An image of Kate Middleton and her three children released by the royal family (Image: Kensington Palace)
An image of Kate Middleton and her three children released by the royal family (Image: Kensington Palace)

It was the hands. It’s always the hands. Kate Middleton — whose absence from public life since surgery at the turn of the year has raised all manner of speculation about her true state (was she really recovering from plastic surgery? In a coma? Dead?) — put out a picture with her children over the weekend, marking Mother’s Day and thanking her well-wishers. Within hours, newswire service Associated Press sent out a “kill notification” stating that the picture had been tampered with.

Presumably, there is no picture issued by the palace that hasn’t in one way or another been touched up, but there is something comically inept about releasing an altered picture of the subject of various conspiracy theories, and then doing so poor a job (apart from the blurry hands and lack of a wedding ring, the background was suspiciously green for UK winter) that it creates its own conspiracy theories.

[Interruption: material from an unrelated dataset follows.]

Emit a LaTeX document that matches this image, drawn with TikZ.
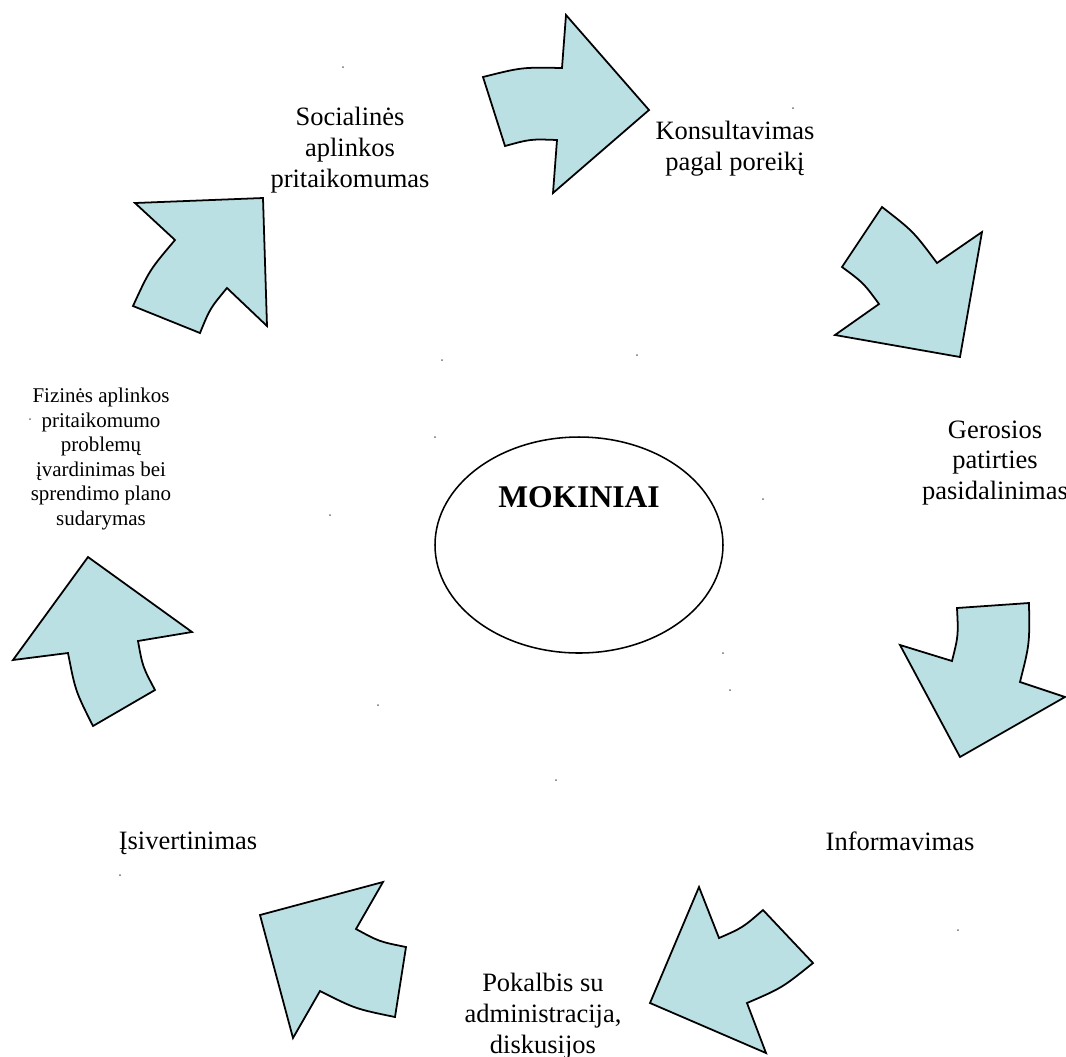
\documentclass[tikz,border=0pt]{standalone}
\usepackage{fontspec}
\setmainfont{Liberation Serif}
\usetikzlibrary{shapes.geometric}
\definecolor{arrowfill}{RGB}{187,224,227}
\definecolor{specks}{RGB}{110,110,110}
\begin{document}
\begin{tikzpicture}[x=0.4528pt, y=-0.4528pt,
    arr/.style={draw=black, fill=arrowfill, line width=0.8pt, line join=miter},
    lbl/.style={align=center, inner sep=0pt, font=\fontsize{12}{14}\selectfont},
    small/.style={align=center, inner sep=0pt, font=\fontsize{9.5}{11.1}\selectfont}]
    \useasboundingbox (0,0) rectangle (1066,1056);

    % arrows round the circle
    \filldraw[arr] (483,77) .. controls (521.9,67.2) .. (562,68) -- (566,15) -- (649,110)
        -- (553,193) -- (557,140) .. controls (530.5,139) .. (505,146) -- cycle;
    \filldraw[arr] (842,267) .. controls (863.4,282.8) .. (879,304) -- (835,335) -- (960,357)
        -- (982,232) -- (937,263) .. controls (913.4,231.4) .. (882,207) -- cycle;
    \filldraw[arr] (1029,603) .. controls (1029.7,643.6) .. (1020,682) -- (1065,697) -- (960,757)
        -- (900,645) -- (952,661) .. controls (958.4,635.4) .. (957,608) -- cycle;
    \filldraw[arr] (699,887) -- (719,938) .. controls (742.6,927.7) .. (763,910) -- (813,963)
        .. controls (782.2,987.8) .. (747,1003) -- (766,1053) -- (650,1003) -- cycle;
    \filldraw[arr] (383,882) -- (356,929) .. controls (379.2,941.6) .. (406,947) -- (395,1017)
        .. controls (355.2,1008.8) .. (320,991) -- (293,1038) -- (260,915) -- cycle;
    \filldraw[arr] (88,557) -- (192,632) -- (138,641) .. controls (142.6,666.6) .. (155,690)
        -- (93,726) .. controls (75.4,691) .. (68,653) -- (13,660) -- cycle;
    \filldraw[arr] (135,203) -- (263,198) -- (267,326) -- (227,288) .. controls (210.1,308.3) .. (200,333)
        -- (133,306) .. controls (149.5,270.1) .. (175,240) -- cycle;

    % centre
    \node[ellipse, draw, line width=0.7pt, minimum width=130.4pt, minimum height=97.8pt, inner sep=0pt] (ring) at (579,545) {};
    \node[font=\fontsize{14.3}{16}\selectfont\bfseries, inner sep=0pt] (mokiniai) at (579,497) {MOKINIAI};

    % labels
    \node[lbl] (social) at (350,150) {Socialinės\\aplinkos\\pritaikomumas};
    \node[lbl] (konsult) at (735,149) {Konsultavimas\\pagal poreikį};
    \node[lbl] (geros) at (995,463) {Gerosios\\patirties\\pasidalinimas};
    \node[lbl] (inform) at (900,841) {Informavimas};
    \node[lbl] (pokalb) at (543,1016) {Pokalbis su\\administracija,\\diskusijos};
    \node[lbl] (isiv) at (188,843) {Įsivertinimas};
    \node[small] (fizines) at (101,459) {Fizinės aplinkos\\pritaikomumo\\problemų\\įvardinimas bei\\sprendimo plano\\sudarymas};

    % stray specks
    \foreach \p in {(343,67),(793,108),(442,360),(637,355),(435,437),(330,515),(763,499),
                    (723,653),(730,690),(378,705),(556,780),(30,419),(120,875),(958,930)}
        \fill[specks] \p circle (1);
\end{tikzpicture}
\end{document}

Of course, when the entirety of your prestige and legitimacy comes from conspiracy and intrigue — the British royal family descends from Germany, after all — you can scarcely complain when people start to form some conspiracy theories about what you’re up to.

George VI’s fatal disease kept from even him

If there is any skullduggery going on regarding Middleton’s health, it would not be the first time. King George VI became king in 1936 when his brother Edward VIII abdicated his short-lived stay on the throne to marry American divorcee Wallis Simpson — before the pair did a spot of sight-seeing in Germany. George, who was monarch throughout the Second World War, was a heavy smoker all his life, and when a giant ominous mass was found during a chest X-ray, doctors kept his lung cancer not only from the public but from the king himself. He never fully recovered from the operation that removed his lung and he died at the age of 56 in 1952.

Did MI6 off Princess Diana?

Probably no royal event has raised such a flurry of conspiracy theories as the death of Princess Diana following the 1997 car crash that killed Diana and Dodi Fayed. With Dodi’s father Mohamed al-Fayed leading the charge, it was widely believed that the pair had actually been murdered in a plot masterminded by Prince Philip. Why did the ambulance take so long to get to the hospital? Why were so many of the surveillance cameras along the route the car took facing the wrong way? Did her psychic know it was going to happen? Did Diana herself know? What we’d really like to know is who conspired with al-Fayed to produce “Innocent Victims”, the tacky as-all-get-out bronze memorial to the late pair displayed in Harrods between 2005 and 2018.

Prince Albert Victor a serial killer?

Poor Albert (known as Eddy) had no end of speculation about him in his short life; noting that he was not well respected by the upper or lower classes, that he was thought of as a “slow” child who became a “dull” adult, the writer James Pope-Hennessy said:

Even his nearest and dearest, who were naturally bent on making the best of poor Prince Eddy, could not bring themselves to use more positive terms. Prince Eddy was certainly dear and good, kind and considerate. He was also backward and utterly listless. He was self-indulgent and not punctual … He was as heedless and as aimless as a gleaming gold-fish in a crystal bowl.”

But this speculation — as well as the rumours that he had syphilis and narrowly avoided being caught frequenting a gay brothel — pales in comparison to the theory put forward by various historians from the 1960s onwards that he was Jack the Ripper, the notorious London serial killer who killed an unknown number of women in the Whitechapel area in the late 1880s. This one has been pretty thoroughly debunked though, with contemporaneous documents showing the prince wasn’t in London on most of the occasions the Ripper is thought to have struck.